# A High Performance Data Grid in HTML

## May 20, 2024

A first-rate data grid control is essential for many business applications. For decades we have relied on the venerable `⎕WC`

grid, but we need to look at something new for the browser. There are many data grid controls out there: free ones, expensive ones, headless, full-featured, stripped down, open source, closed source, you name it. Most of them are way too complicated, trying to be all things to all people. We have APL, so we don't need a grid that implements calculations and formulas, or sorting, or a bunch of other things we can easily do ourselves.
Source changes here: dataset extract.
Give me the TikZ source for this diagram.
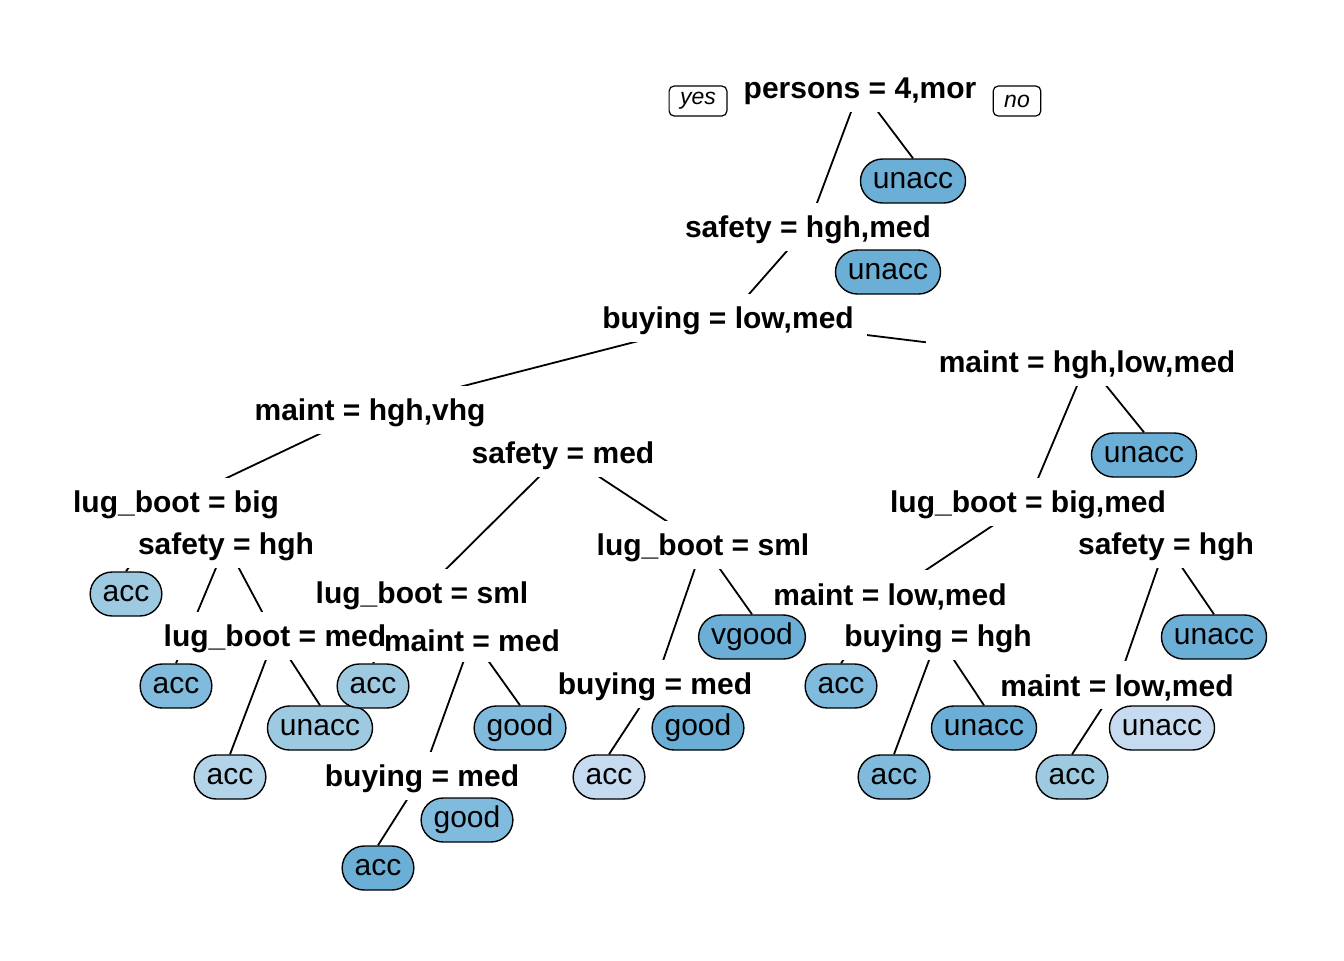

We are specifically *not* trying to implement a spreadsheet. We also don't need to support different data types in the same column. Nor do we need nested column titles, nor do we need different row heights; we don't need or want the data grid to be a reporting vehicle. Our data grid will be designed for the efficient display, manipulation, and editing of tables, large and small. We can simplify, simplify, simplify.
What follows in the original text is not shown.